“O amor ao dinheiro é a raiz de todos os males.” (Paulo, Primeira Epístola a Timóteo, já naquele tempo)
A globalização da indiferença, que encobre inaudita crueldade no trato das questões sociais, promove incessantemente, diante da insensibilidade geral, um desfile assustador de acontecimentos que não poderiam jamais passar despercebidos nas reflexões e comentários críticos da sociedade humana sobre estes nossos tempos amalucados.
Vejam só esta revelação! Oitenta e cinco megatrilionários possuem patrimônio equivalente ao conjunto de valores pecuniários de 3 bilhões e 500 milhões de seres humanos. Ou seja: metade da população mundial. Para que esta informação possa ser devidamente assimilada, cuidemos de gravar bem gravado que não se está a falar aqui de 85 milhões, nem de 85 mil indivíduos bem aquinhoados pela roda da fortuna, parcelas numéricas, aliás, já escandalosamente desproporcionais num quadro justo de partilhamento de bens universais. Do que se está falando mesmo é de apenasmente, tão somente, 85 pessoas. Quer dizer: número talvez equivalente ao da lotação de um desses veículos articulados apelidados de “move”, ora em fase de testes pra correr nas linhas do futuro BRT.
Tão atordoante revelação veio a furo numa pesquisa da ONG britânica Oxfam. Foi apresentada aos “donos do mundo” no recente encontro das lideranças politicas e econômicas de Davos, Suíça. Trocada em miúdos, a pesquisa aponta entre outras absurdidades que a hiperconcentração da riqueza mundial só tem feito crescer. Paralelamente a isso, como fica fácil deduzir, a vergonhosa desigualdade social não para de aumentar.
Mais para quem tem mais
Colho na CartaCapital, em trabalho assinado por Luiz Antônio Cintra, mais dados impactantes do referido estudo. Carlos Slim, magnata mexicano, considerado o cara mais rico do mundo, possuía em 2009 bens avaliados em 35 bilhões de dólares. Isso correspondia, a valores de hoje, a mais de 80 bilhões de reais. Importância comparável ao PIB do Uruguai em 2013. Já no ano passado, a fortuna de Slim escalava as altitudes everestianas dos 73 bilhões de dólares. Quase 200 bilhões de reais, algo próximo do PIB inteiro de Portugal ou do Peru.
Já o financista Warren Buffet, norte-americano, outro afortunado, detinha patrimônio de 40 bilhões de dólares antes da bolha imobiliária que tantos estragos promoveu justamente na área em que se especializou e em que construiu retumbante carreira.
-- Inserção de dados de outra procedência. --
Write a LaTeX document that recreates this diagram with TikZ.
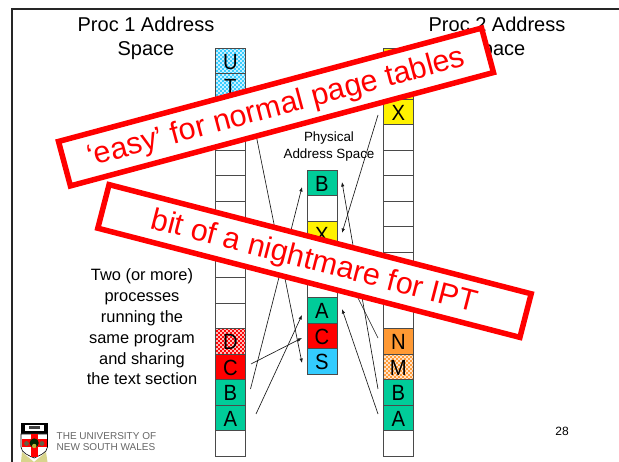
\documentclass[tikz,border=0pt]{standalone}
\usepackage{fontspec}
\setmainfont{Liberation Sans}
\usetikzlibrary{patterns,arrows.meta}
\definecolor{cgreen}{HTML}{00CC99}
\definecolor{ccyan}{HTML}{33CCFF}
\definecolor{corange}{HTML}{FF9933}
\definecolor{cedge}{HTML}{4A4A4A}
\pgfdeclarepatternformonly{wdots}{\pgfqpoint{-1pt}{-1pt}}{\pgfqpoint{5pt}{5pt}}{\pgfqpoint{4pt}{4pt}}{%
  \pgfpathcircle{\pgfqpoint{1pt}{1pt}}{1.05pt}%
  \pgfpathcircle{\pgfqpoint{3pt}{3pt}}{1.05pt}%
  \pgfusepath{fill}}
\newcommand\lett[1]{\scalebox{0.92}[1]{#1}}
\tikzset{
  cell/.style={draw=cedge,line width=0.8pt,minimum width=30pt,minimum height=25.5pt,inner sep=0pt,font=\fontsize{22}{22}\selectfont,anchor=north west,text height=15.8pt,text depth=0pt},
  green cell/.style={cell,fill=cgreen},
  red cell/.style={cell,fill=red},
  yellow cell/.style={cell,fill=yellow},
  cyan cell/.style={cell,fill=ccyan},
  orange cell/.style={cell,fill=corange},
  dotted cyan/.style={cell,preaction={fill=ccyan},pattern=wdots,pattern color=white},
  dotted red/.style={cell,preaction={fill=red},pattern=wdots,pattern color=white},
  dotted orange/.style={cell,preaction={fill=corange},pattern=wdots,pattern color=white},
  link/.style={line width=0.65pt,draw=black!90,-{Latex[length=4.5pt,width=3.5pt]}},
  banner/.style={draw=red,fill=white,line width=5.5pt,text=red,minimum width=438pt,minimum height=46pt,font=\fontsize{30.5}{30}\selectfont,inner sep=0pt,text height=25pt},
  title/.style={align=center,font=\fontsize{20}{24}\selectfont},
  note/.style={align=center,font=\fontsize{16.4}{20.8}\selectfont}
}
\begin{document}
\begin{tikzpicture}[x=1pt,y=-1pt]
\useasboundingbox (0,0) rectangle (619,462);
\fill[white] (0,0) rectangle (619,462);
% slide frame
\draw[line width=2.2pt,black!85] (619,9) -- (12,9) -- (12,462);
% titles
\node[title] (t1) at (146,38.5) {Proc 1 Address\\Space};
\node[title] (t2) at (497,38.5) {Proc 2 Address\\Space};
\node[align=center,font=\fontsize{13.4}{17}\selectfont] (phys) at (329,147) {Physical\\Address Space};
\node[note] (two) at (142,327) {Two (or more)\\processes\\running the\\same program\\and sharing\\the text section};
\node[font=\fontsize{12}{12}\selectfont] (num) at (562,431) {28};
% left column
\node[dotted cyan] (lU) at (215,48) {\lett{U}};
\node[dotted cyan] (lT) at (215,73.5) {\lett{T}};
\foreach \n/\y in {a/99,b/124.5,c/150,d/175.5,e/201,f/226.5,g/252,h/277.5,i/303}
  \node[cell] (l\n) at (215,\y) {};
\node[dotted red] (lD) at (215,328.5) {\lett{D}};
\node[red cell] (lC) at (215,354) {\lett{C}};
\node[green cell] (lB) at (215,379.5) {\lett{B}};
\node[green cell] (lA) at (215,405) {\lett{A}};
\node[cell] (lz) at (215,430.5) {};
% right column
\node[yellow cell] (rY) at (383,48) {};
\node[yellow cell] (rW) at (383,73.5) {};
\node[yellow cell] (rX) at (383,99) {\lett{X}};
\foreach \n/\y in {b/124.5,c/150,d/175.5,e/201,f/226.5,g/252,h/277.5,i/303}
  \node[cell] (r\n) at (383,\y) {};
\node[orange cell] (rN) at (383,328.5) {\lett{N}};
\node[dotted orange] (rM) at (383,354) {\lett{M}};
\node[green cell] (rB) at (383,379.5) {\lett{B}};
\node[green cell] (rA) at (383,405) {\lett{A}};
\node[cell] (rz) at (383,430.5) {};
% physical column
\node[green cell] (pB) at (306.5,170) {\lett{B}};
\node[cell] (pa) at (306.5,195.5) {};
\node[yellow cell] (pX) at (306.5,221) {\lett{X}};
\node[cell] (pb) at (306.5,246.5) {};
\node[cell] (pc) at (306.5,272) {};
\node[green cell] (pA) at (306.5,297.5) {\lett{A}};
\node[red cell] (pC) at (306.5,323) {\lett{C}};
\node[cyan cell] (pS) at (306.5,348.5) {\lett{S}};
% connector ends
\coordinate (sA) at (256,414); \coordinate (eA) at (302,315);
\coordinate (sB) at (250.5,389); \coordinate (eB) at (302,187);
\coordinate (sC) at (251,364); \coordinate (eC) at (302,338);
\coordinate (sS) at (247,90); \coordinate (eS) at (302,363);
\coordinate (sRA) at (378,414); \coordinate (eRA) at (342,309);
\coordinate (sRB) at (378,389); \coordinate (eRB) at (342,182);
\coordinate (sRN) at (378,338); \coordinate (eRN) at (342,266);
\coordinate (sRX) at (378,115); \coordinate (eRX) at (342,233);
\draw[link] (sA) -- (eA);
\draw[link] (sB) -- (eB);
\draw[link] (sC) -- (eC);
\draw[link] (sS) -- (eS);
\draw[link] (sRA) -- (eRA);
\draw[link] (sRB) -- (eRB);
\draw[link] (sRN) -- (eRN);
\draw[link] (sRX) -- (eRX);
% banners
\node[banner,rotate=15] (b1) at (276,107) {‘easy’ for normal page tables};
\node[banner,rotate=-14.5,minimum width=436pt,minimum height=45pt] (b2) at (314.5,261) {bit of a nightmare for IPT};
% logo
\fill[black] (21,423) rectangle (47.5,434);
\fill[white] (25,425) rectangle (43.5,431);
\fill[black!75] (29,426.5) rectangle (39.5,429.5);
\fill[olive!35] (22,452) -- (34,462) -- (46,452) -- (47.5,462) -- (21,462) -- cycle;
\path[fill=white,draw=black,line width=0.6pt] (21,434) -- (47.5,434) -- (47.5,447) .. controls (47.5,453) and (38,456) .. (34.2,458) .. controls (30,456) and (21,453) .. (21,447) -- cycle;
\fill[red] (30.5,434.5) rectangle (38,457.5);
\fill[red] (21.5,439.5) rectangle (47,447);
\fill[black!85!green] (34.2,443) circle (4.6pt);
\fill[black!70!yellow] (26.5,443.5) circle (2.4pt) (42,443.5) circle (2.4pt);
\fill[yellow!70!black] (34.2,446) circle (2.2pt);
\node[align=left,anchor=west,inner sep=0pt,text=black!60,font=\fontsize{10}{11}\selectfont] (uni) at (56.5,441.5) {THE UNIVERSITY OF\\NEW SOUTH WALES};
\end{tikzpicture}
\end{document}
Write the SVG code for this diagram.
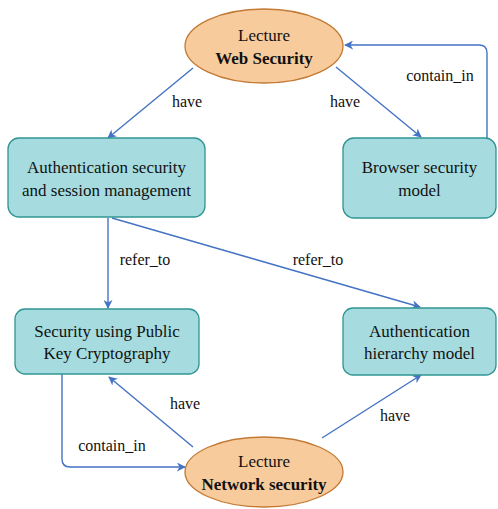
<svg xmlns="http://www.w3.org/2000/svg" width="498" height="509" viewBox="0 0 498 509">
<defs>
<marker id="arr" viewBox="0 0 10 10" refX="9" refY="5" markerWidth="9" markerHeight="9" markerUnits="userSpaceOnUse" orient="auto">
<path d="M0,0 L10,5 L0,10 L3,5 Z" fill="#4472C4"/>
</marker>
<style>
.ell{fill:#F8CB9C;stroke:#C27A35;stroke-width:1.3}
.box{fill:#A6DCDF;stroke:#2F9592;stroke-width:1.3}
text{font-family:'Liberation Serif','Times New Roman',Tinos,'Noto Serif','DejaVu Serif',FreeSerif,serif}
.t{font-size:17px;fill:#111;text-anchor:middle;dominant-baseline:central}
.b{font-weight:bold}
.lbl{font-size:16px;fill:#111;text-anchor:middle;dominant-baseline:central}
.c{fill:none;stroke:#4472C4;stroke-width:1.4;marker-end:url(#arr)}
</style>
</defs>
<rect width="498" height="509" fill="#fff"/>
<g id="connectors">
<path class="c" d="M193,68 L108,138"/>
<path class="c" d="M336,67 L421,137"/>
<path class="c" d="M487,138 L487,53 Q487,45 479,45 L345,45"/>
<path class="c" d="M108,218 L108,308"/>
<path class="c" d="M112,218 L420,307"/>
<path class="c" d="M193,447 L109,377"/>
<path class="c" d="M322,438 L421,375"/>
<path class="c" d="M62,374 L62,459 Q62,467 70,467 L185,467"/>
<text class="lbl" x="187" y="101">have</text>
<text class="lbl" x="345" y="101">have</text>
<text class="lbl" x="440" y="75">contain_in</text>
<text class="lbl" x="145" y="259">refer_to</text>
<text class="lbl" x="318" y="259">refer_to</text>
<text class="lbl" x="185" y="403">have</text>
<text class="lbl" x="395" y="415">have</text>
<text class="lbl" x="112" y="445">contain_in</text>
</g>
<g id="lecture-web">
<ellipse class="ell" cx="264" cy="46" rx="79" ry="37"/>
<text class="t" x="264" y="35">Lecture</text>
<text class="t b" x="264" y="58">Web Security</text>
</g>
<g id="auth-session">
<rect class="box" x="8" y="138" width="197" height="79" rx="11"/>
<text class="t" x="106.5" y="167">Authentication security</text>
<text class="t" x="106.5" y="190">and session management</text>
</g>
<g id="browser-model">
<rect class="box" x="343" y="138" width="153" height="80" rx="11"/>
<text class="t" x="419.5" y="167">Browser security</text>
<text class="t" x="419.5" y="190">model</text>
</g>
<g id="pkc">
<rect class="box" x="15" y="309" width="184" height="65" rx="10"/>
<text class="t" x="107" y="331">Security using Public</text>
<text class="t" x="107" y="353">Key Cryptography</text>
</g>
<g id="auth-hierarchy">
<rect class="box" x="343" y="308" width="153" height="67" rx="10"/>
<text class="t" x="419.5" y="331">Authentication</text>
<text class="t" x="419.5" y="353">hierarchy model</text>
</g>
<g id="lecture-network">
<ellipse class="ell" cx="264" cy="472" rx="79" ry="35"/>
<text class="t" x="264" y="461">Lecture</text>
<text class="t b" x="264" y="484">Network security</text>
</g>
</svg>
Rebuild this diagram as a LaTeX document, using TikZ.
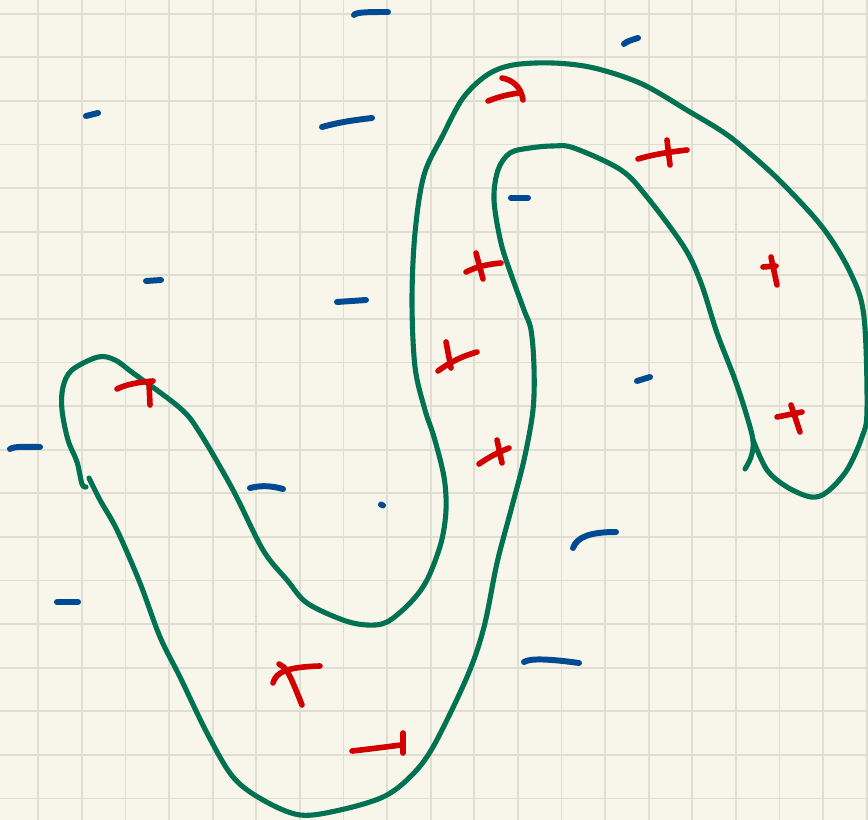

Isso não afetou seus guardados financeiros, sabe-se lá porque cargas d’água, nadica de nada. Contabilizando agora haveres de 59 bilhões de dólares, ele engrossa com essa dinheirama toda no bolso a lista dos 85 viventes premiados com a Megasena do Olimpo. Cidadãos que, juntos, repita-se, conseguiram amealhar patrimônio igual ou superior ao da metade da população deste planeta azul do bom Deus, onde o diabo aprecia fixar seus enclaves.
O estudo da ONG inglesa acerca da hiperconcentração da riqueza mundial entrega à apreciação dos estudiosos em questões socioeconômicas muitos outros elementos desconcertantes. Por exemplo: em função do poderio das grandes corporações financeiras, 95% do ganho de renda registrado nos Estados Unidos a partir de 2009 foram carreados para o contingente humano dos 1% mais abonados. Em 2012, de outra parte, enquanto o grupo dos 1% mais ricos lograva abiscoitar 22% da renda do país, 0,01% deles, ainda mais afortunados (se é que seja possível imaginar algo assim), abocanhavam 11% do bolo. A lógica seguida no jogo do “mercado”, idêntica noutras paragens do atlas, foi a de garantir mais para quem tem mais, valha-nos Deus, Nossa Senhora!
O dinheiro existe para servir ao homem
Enquanto isso, anotando dados numéricos de uma das vertentes mais perversas dos problemas gerados pela concentração da riqueza nas mãos de poucos, chegamos a aterrorizante constatação. O desemprego, de acordo com a Organização Internacional do Trabalho, cresce incessantemente em todos os continentes. Os “sem salários” os “sem carteiras assinadas” totalizavam, em 2013, 202 milhões de criaturas. Cinco milhões a mais do que em 2012.
De tudo quanto aqui colocado, indicadores candentes de uma questão momentosa de descomunal proporção, projeta-se inarredável certeza. Para que o mundo funcione melhor transformações substanciais terão que ser introduzidas na sistemática que rege as atividades econômicas. A economia há que ser vista como meio. Não como fim em si mesma. O dinheiro, como lembra o papa Chico, existe para servir ao homem. Não para governá-lo.